One key indicator of a firm’s valuation might be hiding in plain sight. According to Professor Siew Hong Teoh, registered trademarks may offer relevant value signals about a company’s future earnings.

Valuation Blindspot: The Dangers of Undervaluing Trademarks as a Measure of Innovation

January 15, 2021 • By Keith Giles

Investors often have a challenging time valuing companies with intangible assets such as patents, copyrights and trade secrets. These assets don’t usually appear on the balance sheets, and in fact the creation of these intangibles is often expensed under a company’s cost of doing business, further complicating the valuation analysis.

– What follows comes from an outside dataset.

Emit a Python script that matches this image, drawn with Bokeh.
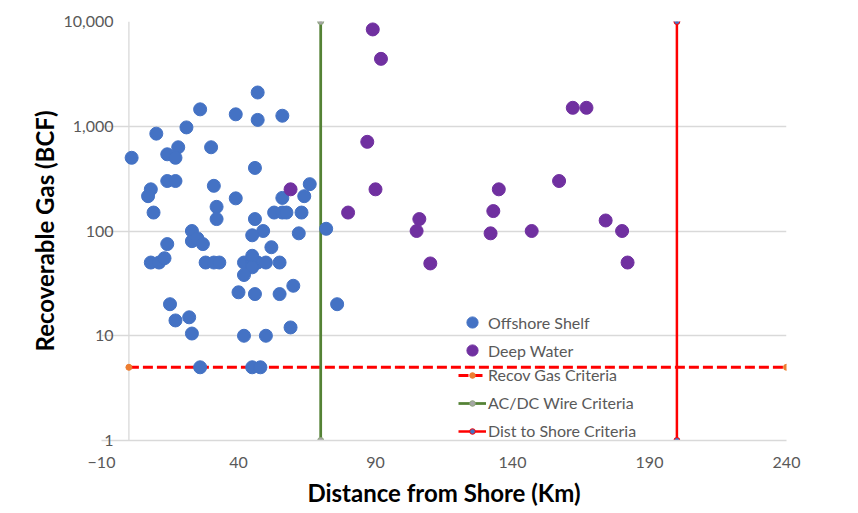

However, one key indicator of a firm’s valuation might be hiding in plain sight. As researcher Siew Hong Teoh of the UCI Paul Merage School of Business recently discovered, registered trademarks may offer relevant value signals about a company’s future earnings. “Trademarks are an innovation output measure containing information about future earning potential,” says Teoh, “but most investors and analysts seem to miss this information when they are valuing a firm.”

Based on the research conducted by Teoh and her coauthors—which will soon be published in Management Science—firms that register more trademarks tend to post increased profits. Here’s why: “Firms often register trademarks as they launch new products or services,” says Teoh. “Trademarks are registered at the end of the development phase of the innovation process and are proof that the new product is commercially viable. Patents, in contrast, are registered in the earlier phases of the innovation process and may never lead to a finished product that’s ready for market. Hence patents do not provide as clear signals about future profitability and thus firms with patents are notoriously hard to value. Trademarks, on the other hand, can provide a clearer signal of the future earnings potential. Yet, the evidence suggests that investors seem to ignore the information or are overly cautious and pessimistic about the success of the product in the market, and so they tend to undervalue trademarks.”

That tendency might be a critical mistake in the long run, Teoh suggests. “Our research found that the number of new trademark registrations positively predicts firm profitability and increased stock returns,” she says. This same data also confirmed underreaction of earnings forecasts from analysts, who despite their greater sophistication with handling financial information, seem also to be overly cautious about the future earnings potential of firms with new trademarks.   

Another reason to consider using trademarks as an indicator of future profits is that—unlike patents—trademarks offer protection for a firm’s intellectual property for a broader segment of the market. “Patents are not practical in some industries,” Teoh explains. “In the financial or services industries, for example, you can’t patent your processes without giving away proprietary information. But you can trademark the products generated by these patents to obtain IP protection. In these industries you can’t measure innovation using patents. Patents alone can’t really give you the full picture of a company’s true level of innovation.”

Evaluating companies by trademark isn’t unheard of outside of the United States. “European researchers tend to be ahead of us on this practice,” says Teoh. “The OECD specifically defines innovation as including trademarked products and encourages innovation measurements in this area. Trademarks are innovation output measures that really need to be considered more broadly in U.S. research.”

The real challenge to measuring the importance of trademarks on a company’s valuation is quite often a lack of transparency. “Many companies file trademarks under subsidiaries,” says Teoh. “For example, Toys “R” Us often filed trademarks under the name “Geoffrey LLC” rather than the parent company’s name, which makes it especially difficult for investors to connect the dots between the company and the subsidiary which holds the trademark.”

To alleviate these barriers, Teoh and her research team created a large database that compiled information and mapped out the connections between the parent company and the various subsidiary companies related to their trademarks.

Now that the database required to properly map out company trademarks has been created, and Teoh’s research has been published, the future of valuation may soon shift to include trademark registrations, providing even greater insights into measuring those intangible corporate assets.